African Ethnic Music
Given the vastness of the continent, the traditional music of Africa is historically ancient, rich, and diverse, with the different regions and nations of Africa having distinct musical traditions.
Traditional music in much of the continent is passed down orally (or aurally) and is not written.
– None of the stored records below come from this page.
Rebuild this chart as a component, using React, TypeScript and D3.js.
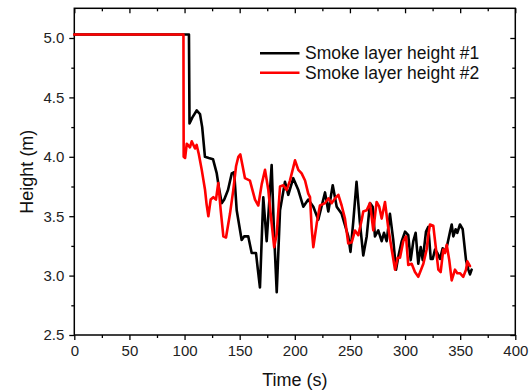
import React, { useRef, useEffect } from "react";
import * as d3 from "d3";

// series #1 (black)
const time1 = [
  0, 104, 104.5, 107, 111, 114, 116, 118.5, 122, 125.8, 129.2, 131, 133.7, 136, 139.4,
  142.8, 145, 147.3, 151.8, 154, 157.8, 160.9, 164.8, 166.5, 168.4, 171.4, 174.5, 179,
  181, 183.6, 186.6, 191.1, 194.1, 198.6, 203.2, 207.7, 212.2, 216.8, 221.3, 227.4,
  230.4, 234.4, 238, 242.5, 248.5, 250.5, 253, 256, 259, 262.1, 265.2, 268.2, 270.6,
  272.7, 275.7, 278.8, 280.9, 283.3, 286.3, 289.3, 291.8, 293.9, 297, 300, 302.9, 305.1,
  307.5, 309.6, 312, 314.2, 316, 319, 321.1, 323.3, 325.1, 327.2, 329.3, 331.7, 334.1,
  336.2, 338.3, 340.8, 342.3, 343.8, 345.9, 347.4, 349.8, 352.3, 355.3, 357.4, 358.9, 360.4,
];
const height1 = [
  5.03, 5.03, 4.28, 4.33, 4.39, 4.36, 4.25, 4.0, 3.99, 3.98, 3.86, 3.75, 3.61, 3.64, 3.72,
  3.86, 3.87, 3.55, 3.3, 3.33, 3.33, 3.19, 3.19, 3.05, 2.9, 3.66, 3.29, 3.93,
  3.4, 2.86, 3.55, 3.79, 3.68, 3.82, 3.72, 3.58, 3.64, 3.58, 3.47, 3.7,
  3.54, 3.76, 3.58, 3.52, 3.33, 3.2, 3.45, 3.79, 3.45, 3.17, 3.33, 3.61, 3.58,
  3.33, 3.38, 3.29, 3.36, 3.29, 3.52, 3.3, 3.05, 3.16, 3.29, 3.37, 3.34, 3.13,
  3.29, 3.36, 3.1, 3.24, 3.13, 3.37, 3.41, 3.14, 3.14, 3.22, 3.19, 3.14, 3.23,
  3.2, 3.26, 3.37, 3.43, 3.33, 3.39, 3.36, 3.43, 3.39, 3.13, 3.05, 3.01, 3.05,
];

// series #2 (red)
const time2 = [
  0, 99, 99.2, 100.5, 102, 104.9, 106.5, 108, 109.5, 111, 113, 115.6, 118.6, 120, 121.6,
  123.7, 126.1, 128.5, 130.6, 132.8, 135.2, 137.6, 141.2, 144.2, 146.7, 148.8, 150.6,
  152.7, 154.8, 159.3, 163.9, 166.9, 170, 173, 176, 179, 181.3, 183.6, 186.6, 189.6,
  192.6, 195.6, 200.2, 203.2, 206.2, 209.3, 212.2, 213.8, 215.3, 216.8, 219.9, 222.8,
  227.4, 230.4, 233.5, 236.5, 239.5, 242.5, 245.5, 248.5, 251.6, 254.6, 257.6, 260.7,
  262.1, 265.2, 268.2, 271.2, 274.2, 276.6, 278.8, 281.8, 284.8, 287.9, 290.9, 293.3,
  295.4, 298.4, 300.9, 302.9, 306, 309, 312, 314.5, 316.6, 319.6, 321.1, 322.6, 325.6,
  328.1, 330.2, 332.3, 334.7, 336.2, 337.8, 340.1, 342.3, 345.3, 347.4, 349.8, 352.8,
  355.3, 356.5, 358.9,
];
const height2 = [
  5.03, 5.03, 4.0, 3.99, 4.11, 4.08, 4.13, 4.1, 4.07, 4.1, 4.02, 3.89, 3.72, 3.6, 3.5,
  3.64, 3.66, 3.64, 3.78, 3.55, 3.33, 3.32, 3.52, 3.72, 3.92, 4.0, 4.02,
  3.92, 3.82, 3.8, 3.64, 3.59, 3.77, 3.89, 3.72, 3.44, 3.24, 3.35, 3.75, 3.76,
  3.72, 3.8, 3.97, 3.89, 3.86, 3.8, 3.69, 3.66, 3.4, 3.24, 3.44, 3.59,
  3.61, 3.65, 3.61, 3.65, 3.68, 3.59, 3.48, 3.27, 3.28, 3.38, 3.34, 3.47,
  3.54, 3.55, 3.61, 3.38, 3.62, 3.58, 3.48, 3.62, 3.4, 3.22, 3.05, 3.15,
  3.15, 3.29, 3.33, 3.09, 3.1, 3.03, 2.99, 3.05, 3.1, 3.22, 3.34, 3.43, 3.42,
  3.22, 3.05, 3.03, 3.22, 3.19, 3.26, 3.13, 2.96, 3.05, 3.02, 3.02, 2.99,
  3.05, 3.12, 3.08,
];

const xTicks = [0, 50, 100, 150, 200, 250, 300, 350, 400];
const xMinor = [25, 75, 125, 175, 225, 275, 325, 375];
const yTicks = [2.5, 3.0, 3.5, 4.0, 4.5, 5.0];
const yMinor = [2.75, 3.25, 3.75, 4.25, 4.75, 5.25];
const seriesNames = ["Smoke layer height #1", "Smoke layer height #2"];
const seriesColors = ["#000000", "#ff0000"];

export default function App() {
  const svgRef = useRef<SVGSVGElement>(null);

  useEffect(() => {
    const width = 529;
    const height = 390;
    const left = 74.3, right = 515.3, bottom = 335, top = 8.3;
    const font = "'Liberation Sans', Arial, sans-serif";

    const svg = d3.select(svgRef.current);
    svg.selectAll("*").remove();
    svg.attr("width", width).attr("height", height);

    const x = d3.scaleLinear().domain([0, 400]).range([left, right]);
    const y = d3.scaleLinear().domain([2.5, 5.25]).range([bottom, top]);

    const styleAxis = (g: any) => {
      g.select(".domain").remove();
      g.selectAll("line").attr("stroke", "#000").attr("stroke-width", 1.3);
      g.selectAll("text").attr("font-family", font).attr("font-size", 15).attr("fill", "#222");
    };

    // bottom
    svg.append("g").attr("transform", `translate(0,${bottom})`)
      .call(d3.axisBottom(x).tickValues(xTicks).tickSize(5).tickPadding(5).tickFormat(d3.format("d")))
      .call(styleAxis);
    svg.append("g").attr("transform", `translate(0,${bottom})`)
      .call(d3.axisBottom(x).tickValues(xMinor).tickSize(3).tickFormat(() => ""))
      .call(styleAxis);
    // left
    svg.append("g").attr("transform", `translate(${left},0)`)
      .call(d3.axisLeft(y).tickValues(yTicks).tickSize(5).tickPadding(5).tickFormat(d3.format(".1f")))
      .call(styleAxis);
    svg.append("g").attr("transform", `translate(${left},0)`)
      .call(d3.axisLeft(y).tickValues(yMinor.filter(v => v < 5.25)).tickSize(3).tickFormat(() => ""))
      .call(styleAxis);
    // top (inward)
    svg.append("g").attr("transform", `translate(0,${top})`)
      .call(d3.axisBottom(x).tickValues(xTicks).tickSize(5).tickFormat(() => ""))
      .call(styleAxis);
    svg.append("g").attr("transform", `translate(0,${top})`)
      .call(d3.axisBottom(x).tickValues(xMinor).tickSize(3).tickFormat(() => ""))
      .call(styleAxis);
    // right (inward)
    svg.append("g").attr("transform", `translate(${right},0)`)
      .call(d3.axisLeft(y).tickValues(yTicks).tickSize(5).tickFormat(() => ""))
      .call(styleAxis);
    svg.append("g").attr("transform", `translate(${right},0)`)
      .call(d3.axisLeft(y).tickValues(yMinor.filter(v => v < 5.25)).tickSize(3).tickFormat(() => ""))
      .call(styleAxis);

    // frame
    svg.append("rect")
      .attr("x", left).attr("y", top)
      .attr("width", right - left).attr("height", bottom - top)
      .attr("fill", "none").attr("stroke", "#000").attr("stroke-width", 1.5);

    // lines
    const series = [
      time1.map((t, i) => [t, height1[i]] as [number, number]),
      time2.map((t, i) => [t, height2[i]] as [number, number]),
    ];
    const line = d3.line<[number, number]>().x(d => x(d[0])).y(d => y(d[1]));
    series.forEach((pts, i) => {
      svg.append("path")
        .datum(pts)
        .attr("d", line)
        .attr("fill", "none")
        .attr("stroke", seriesColors[i])
        .attr("stroke-width", 2.6)
        .attr("stroke-linejoin", "round")
        .attr("stroke-linecap", "round");
    });

    // legend
    seriesNames.forEach((name, i) => {
      const ly = 53.3 + i * 19.4;
      svg.append("line")
        .attr("x1", 260).attr("x2", 299.5).attr("y1", ly).attr("y2", ly)
        .attr("stroke", seriesColors[i]).attr("stroke-width", 2.6);
      svg.append("text")
        .attr("x", 305).attr("y", ly).attr("dy", "0.35em")
        .attr("font-family", font).attr("font-size", 17.5).attr("fill", "#111")
        .text(name);
    });

    // axis titles
    svg.append("text")
      .attr("x", (left + right) / 2).attr("y", 386)
      .attr("text-anchor", "middle")
      .attr("font-family", font).attr("font-size", 18).attr("fill", "#111")
      .text("Time (s)");
    svg.append("text")
      .attr("transform", "rotate(-90)")
      .attr("x", -(top + bottom) / 2).attr("y", 33)
      .attr("text-anchor", "middle")
      .attr("font-family", font).attr("font-size", 18).attr("fill", "#111")
      .text("Height (m)");
  }, []);

  return (
    <svg ref={svgRef} style={{ position: "absolute", left: 0, top: 0, background: "#fff" }}></svg>
  );
}
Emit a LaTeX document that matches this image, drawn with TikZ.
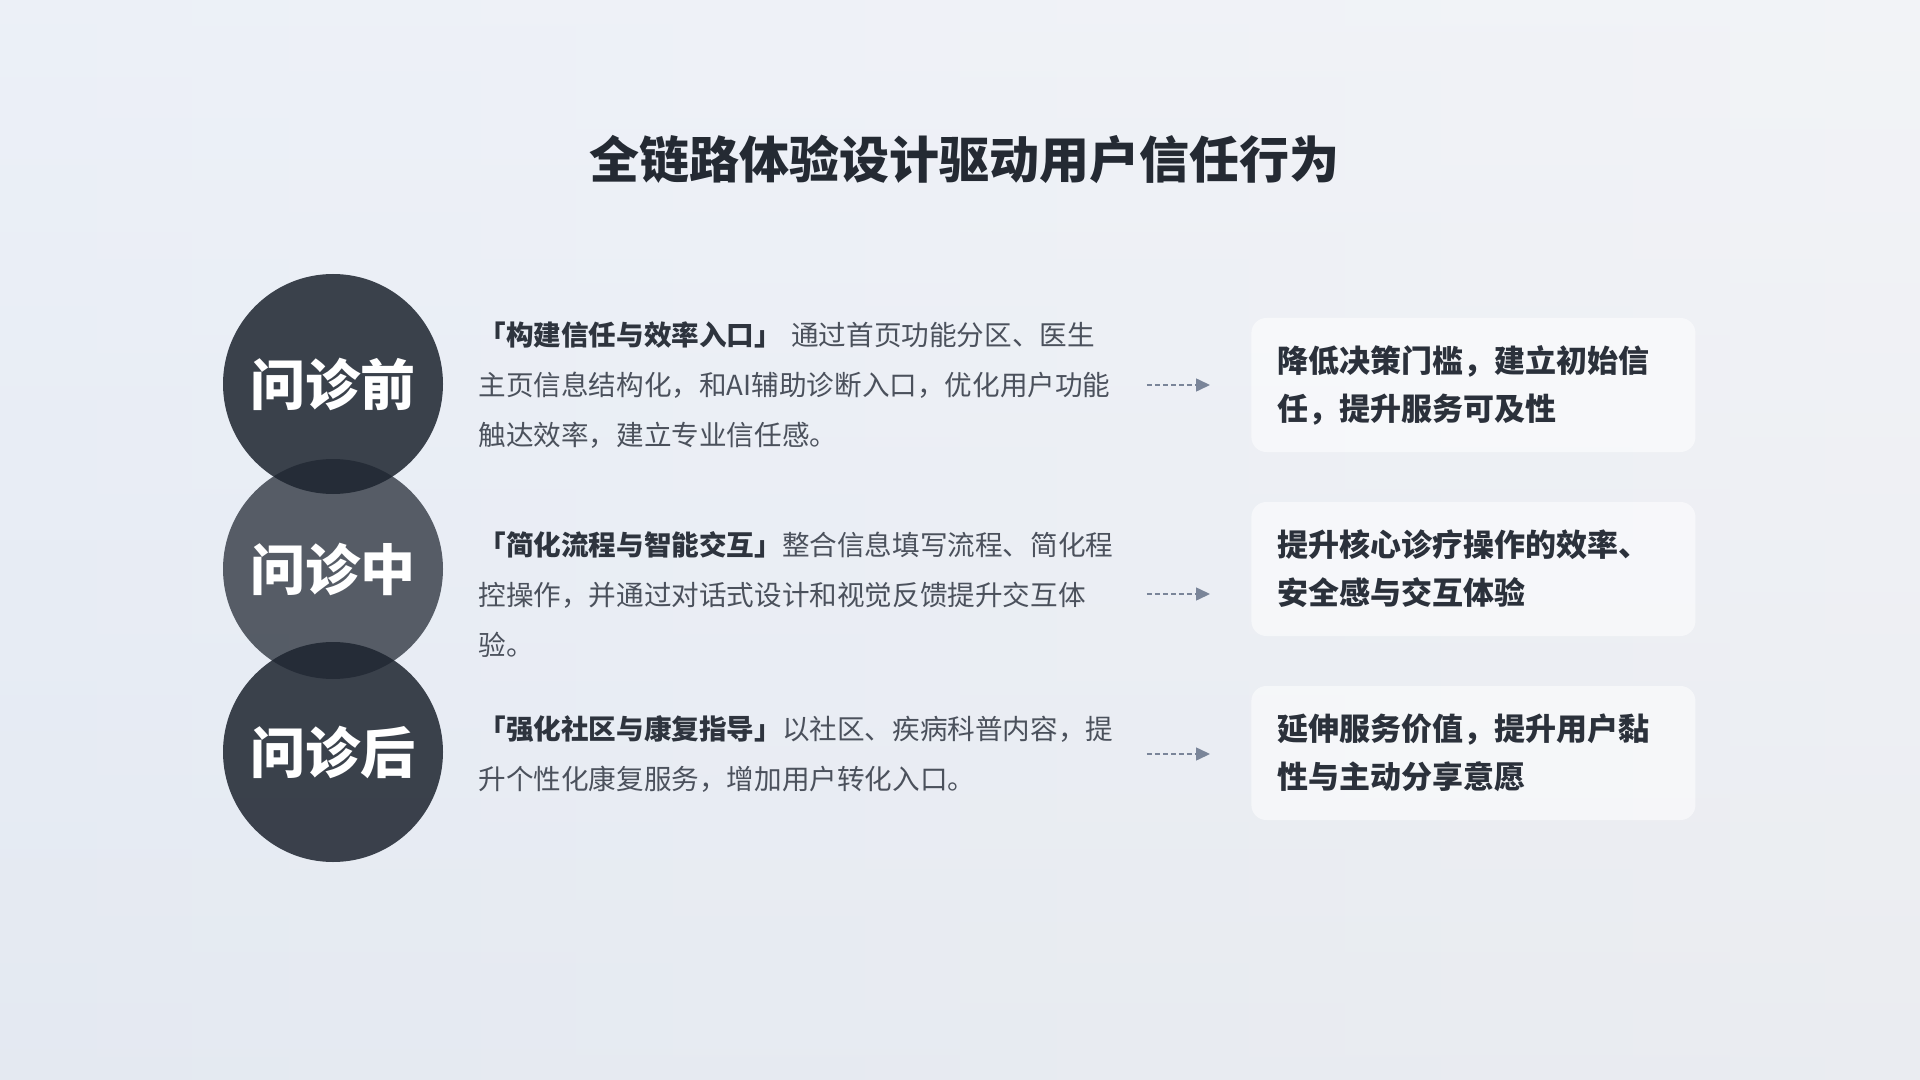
\documentclass[tikz,border=0pt]{standalone}
\usepackage{fontspec}
\setmainfont{Noto Sans CJK SC}
\usetikzlibrary{positioning,arrows.meta}
\definecolor{bgleft}{HTML}{E2E9F4}
\definecolor{bgright}{HTML}{ECEEF3}
\definecolor{bgbottom}{HTML}{E8EAEE}
\definecolor{disk}{HTML}{1E2530}
\definecolor{headink}{HTML}{242A33}
\definecolor{bodyink}{HTML}{4B515C}
\definecolor{keyink}{HTML}{2E343E}
\definecolor{resink}{HTML}{2B313B}
\definecolor{flowink}{HTML}{7A8599}
\begin{document}
\begin{tikzpicture}[
            x=0.5pt, y=-0.5pt,
            title/.style={font=\fontsize{25}{30}\selectfont\bfseries, text=headink},
            stage/.style={circle, inner sep=0pt, minimum size=110pt, fill=disk,
                fill opacity=0.86, text opacity=1, text=white,
                font=\fontsize{27.5}{30}\selectfont\bfseries},
            desc/.style={anchor=west, inner sep=0pt, text width=330pt, align=left,
                text=bodyink, font=\fontsize{13.8}{25}\selectfont},
            result/.style={anchor=west, rounded corners=7.5pt, fill=white, fill opacity=0.55,
                text opacity=1, text=resink, inner xsep=13pt, inner ysep=0pt,
                text width=196pt, minimum height=67pt, align=left,
                font=\fontsize{15.5}{24}\selectfont\bfseries},
            flow/.style={draw=flowink, line width=0.75pt, dash pattern=on 2.5pt off 1.5pt,
                -{Triangle[length=7pt, width=6.5pt, fill=flowink]},
                shorten <=4pt, shorten >=20.5pt}
            ]
        \useasboundingbox (0,0) rectangle (1920,1080);
        % background
        \shade[left color=bgleft, right color=bgright] (0,0) rectangle (1920,1080);
        \shade[top color=white, bottom color=bgbottom, opacity=0.35] (0,0) rectangle (1920,1080);

        \node[title] (head) at (964,159) {全链路体验设计驱动用户信任行为};

        % stages
        \node[stage] (pre) at (333,384) {问诊前};
        \node[stage, fill opacity=0.72] (mid) at (333,569) {问诊中};
        \node[stage] (post) at (333,752) {问诊后};

        % descriptions
        \node[desc] (pretxt) at (478,385) {{\color{keyink}\bfseries「构建信任与效率入口」} 通过首页功能分区、医生\\
            主页信息结构化，和AI辅助诊断入口，优化用户功能\\
            触达效率，建立专业信任感。};
        \node[desc] (midtxt) at (478,594) {{\color{keyink}\bfseries「简化流程与智能交互」}整合信息填写流程、简化程\\
            控操作，并通过对话式设计和视觉反馈提升交互体\\
            验。};
        \node[desc] (posttxt) at (478,754) {{\color{keyink}\bfseries「强化社区与康复指导」}以社区、疾病科普内容，提\\
            升个性化康复服务，增加用户转化入口。};

        % outcomes
        \node[result] (preres) at (1251,385) {降低决策门槛，建立初始信\\任，提升服务可及性};
        \node[result] (midres) at (1251,569) {提升核心诊疗操作的效率、\\安全感与交互体验};
        \node[result] (postres) at (1251,753) {延伸服务价值，提升用户黏\\性与主动分享意愿};

        \draw[flow] (pretxt.east) -- (preres.west |- pretxt.east);
        \draw[flow] (midtxt.east) -- (midres.west |- midtxt.east);
        \draw[flow] (posttxt.east) -- (postres.west |- posttxt.east);
\end{tikzpicture}
\end{document}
In Sub-Saharan African music traditions, it also frequently relies heavily on percussion instruments of every variety, including xylophones, drums, and tone-producing instruments such as the mbira or “thumb piano.”
The music and dance of the African diaspora, formed to varying degrees on African musical traditions, include American music and many Caribbean genres, such as Soca, Calypso (see kaiso) and Zouk.
Latin American music genres such as the Bachata, Danzón, Samba, Rumba, Salsa, Tango, Cumbia, Bomba del Chota, Mambo, Merengue, Reggae, Compas, Milonga, Son, Guaracha, Punta, Cha-Cha-Cha, Plena, Conga, and other clave (rhythm)-based genres, were also founded on the music of enslaved Africans, and have in turn influenced African popular music.
North Africa (red region on map below) is the seat of ancient Egypt and Carthage, civilizations with strong ties to the ancient Near East and which influenced the ancient Greek and Roman cultures.
Eventually, Egypt fell under Persian rule followed by Greek and Roman rule, while Carthage was later ruled by Romans and Vandals. North Africa was later conquered by the Arabs, who established the region as the Maghreb of the Arab world.
Like the musical genres of the Nile Valley and the Horn of Africa (sky-blue and dark green region on map) its music has close ties with Middle Eastern music and utilizes similar melodic modes (maqamat).